The BKA believed the passports found in the Frankfurt telephone kiosk were the precursor of more slaughter. The agency called in the BundesNachrichten Dienst (BND), the republic’s equivalent of the CIA, who informed the MI6 liaison officer attached to BND headquarters in Pullach, in southern Germany. In London, MI6 established that the passports were expert forgeries. That ruled out the IRA and most other terrorist groups. They did not have the capability to produce such high-quality documents. Suspicion switched to the KGB; their forgers were among the best in the business. But the Russians were known to have a stockpile of passports and certainly it was not their style to use a phone booth as a pickup point. The South African security service, BOSS, was also ruled out. It had virtually stopped operating in Europe, and false British passports were hardly needed in the unsophisticated African countries where BOSS now concentrated its activities. MI6 turned to the only other intelligence service who could make good use of the passports—Mossad.

Arie Regev, an attaché at the Israeli embassy in London who was also the resident katsa, was invited to meet a senior MI6 officer to discuss the matter. Regev said he knew nothing about the passports but agreed to raise the matter with Tel Aviv. Back came the swift response from Nahum Admoni: the passports had nothing to do with Mossad. He suggested that they could be the work of the East Germans; Mossad had recently discovered that the Stasi, the East German security service, was not above selling fake passports to Jews desperate to travel to Israel, in return for hard currency. Admoni knew the passports had been created by Mossad forgers—and were intended to be used by katsas working under cover in Europe and to enable them to more easily enter and leave Britain.

Despite an “understanding” with MI5 that Rafi Eitan had originally helped hammer out, in which Mossad agreed it would keep MI5 informed of all operations inside Britain, the agency was secretly running an agent in England in the hope it would lead to a double triumph for Mossad: killing the commander of the PLO’s elite Special Forces unit—Force 17—and ending Yasser Arafat’s increasing success in establishing a relationship with the Thatcher government.

In London, no longer was Arafat’s name synonymous with terrorism. Mrs. Thatcher had slowly become convinced that he could bring about a just and lasting peace in the Middle East that would both recognize the legitimate rights of the Palestinian people and assure the security of Israel. Jewish leaders were more skeptical. They argued it was only terrorism that had brought the PLO to the stage at which it was now, and that the organization would continue to use the threat of more terrorist actions unless all its demands were met. Not for the first time, London was unmoved by Tel Aviv’s protestations. Mossad continued to regard Britain as a country which, despite the outcome of the Iranian embassy siege, was becoming too ready to support the Palestinian cause. There was already concern within Mossad over the way the PLO had managed to cozy up to the CIA.
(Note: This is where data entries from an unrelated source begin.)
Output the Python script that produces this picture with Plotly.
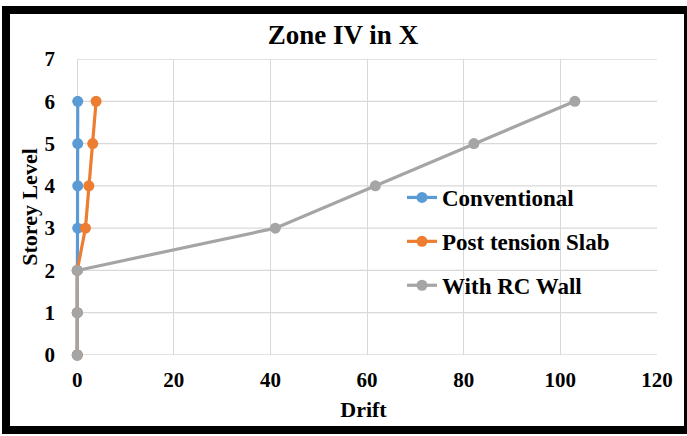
import plotly.graph_objects as go

# Storey levels and lateral drift per structural system
storey = [0, 1, 2, 3, 4, 5, 6]
conventional = [0, 0, 0, 0.1, 0.1, 0.1, 0.1]
post_tension = [0, 0, 0, 1.7, 2.4, 3.2, 3.9]
rc_wall = [0, 0, 0, 41.0, 61.7, 82.1, 103.0]

series = [
    ("Conventional", conventional, "#5B9BD5"),
    ("Post tension Slab", post_tension, "#ED7D31"),
    ("With RC Wall", rc_wall, "#A5A5A5"),
]

x_ticks = [0, 20, 40, 60, 80, 100, 120]
y_ticks = [0, 1, 2, 3, 4, 5, 6, 7]

FONT = "Liberation Serif"
GRID = "#D9D9D9"
W, H = 687, 436
ML, MR, MT, MB = 70, 30, 59, 81
PW, PH = W - ML - MR, H - MT - MB
X_RANGE = [-1.5, 120]


def bold_font(size):
    return dict(family=FONT, size=size, color="black", weight="bold")


fig = go.Figure()
for i, (name, drift, color) in enumerate(series):
    fig.add_trace(go.Scatter(
        x=drift, y=storey, name=name, mode="lines+markers",
        line=dict(color=color, width=3.2),
        marker=dict(color=color, size=11),
        legendgroup=f"g{i}",
        cliponaxis=False,
    ))

# horizontal gridlines spanning the drift range only
for v in y_ticks:
    fig.add_shape(type="line", xref="x", yref="y", x0=x_ticks[0], x1=x_ticks[-1],
                  y0=v, y1=v, line=dict(color=GRID, width=1.3), layer="below")


def px_x(p):
    return (p - ML) / PW


def px_y(p):
    return (H - MB - p) / PH


# thick black frame around the whole chart
fig.add_shape(type="rect", xref="paper", yref="paper",
              x0=px_x(6), x1=px_x(688), y0=px_y(430), y1=px_y(10),
              line=dict(color="black", width=8), fillcolor="rgba(0,0,0,0)",
              layer="above")

fig.update_layout(
    width=W, height=H,
    margin=dict(l=ML, r=MR, t=MT, b=MB),
    paper_bgcolor="white", plot_bgcolor="white",
    font=dict(family=FONT, color="black"),
    title=dict(text="Zone IV in X", x=(343 - ML) / PW, xref="paper",
               xanchor="center", y=1 - 35 / H, yanchor="middle",
               font=bold_font(27)),
    xaxis=dict(range=X_RANGE, tickvals=x_ticks, showgrid=True, gridcolor=GRID,
               gridwidth=1.3, zeroline=False, showline=False,
               tickfont=bold_font(21), ticklabelstandoff=10,
               title=dict(text="Drift", standoff=10, font=bold_font(22))),
    yaxis=dict(range=[0, 7], tickvals=y_ticks, showgrid=False,
               zeroline=False, showline=False,
               tickfont=bold_font(21), ticklabelstandoff=14,
               title=dict(text="Storey Level", standoff=0, font=bold_font(22))),
    legend=dict(x=px_x(402), y=px_y(176), xanchor="left", yanchor="top",
                bgcolor="rgba(255,255,255,0)",
                font=bold_font(23),
                traceorder="grouped", tracegroupgap=11),
    showlegend=True,
)

fig.write_html("out.html")
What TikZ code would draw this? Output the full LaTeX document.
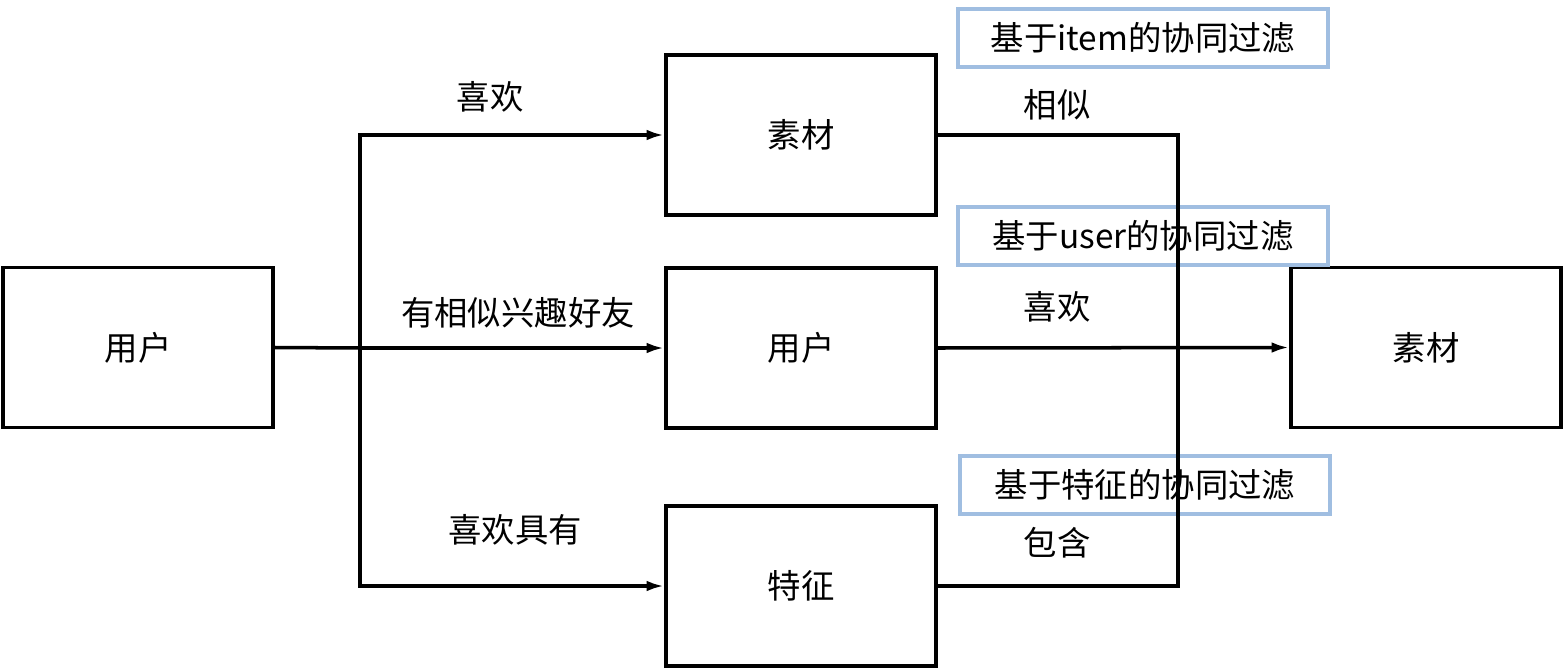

Contacts between the United States and the PLO would later be precisely dated by former secretary of state Henry Kissinger. He would reveal in his memoirs, Years of Upheaval, that six weeks after the U.S. ambassador to Sudan was shot dead in Khartoum by Black September gunmen, a secret meeting took place, on November 3, 1973, between CIA deputy director, Vernon Walters, and Yasser Arafat. The outcome was a “nonaggression pact” between the United States and the PLO. Kissinger subsequently wrote: “Attacks on Americans, at least by Arafat’s faction of the PLO, ceased.”

When he learned of the pact, Yitzhak Hofi fumed that in the long history of expediency, there had never been a worse example. Using his back channel to the CIA, Hofi tried to have Walters cancel the agreement. The CIA deputy director said that was not possible and warned Hofi that Washington would regard it as an “unfriendly act” if news of the pact became public. It was a shot across the bow not to let loose Mossad’s Department of Psychological Warfare on friendly journalists.

Hofi’s anger became apocalyptic when he discovered whom Arafat had put in charge of administering the PLO end of the pact: Ali Hassan Salameh, the Red Prince, the Black September group leader who had planned the Munich massacre of the Israeli Olympic athletes and the murder of the U.S. ambassador in Khartoum; Salameh, the man whose life would finally end the way it had been lived, in a powerful explosion arranged by Rafi Eitan. But that was still some years away. In 1973, Salameh was a revered figure within the PLO and Arafat had no hesitation about appointing him to liaise with the CIA. What genuinely shocked Mossad was that the CIA had accepted the Red Prince barely a year after the Munich killings and the murder of the U.S. envoy in Khartoum.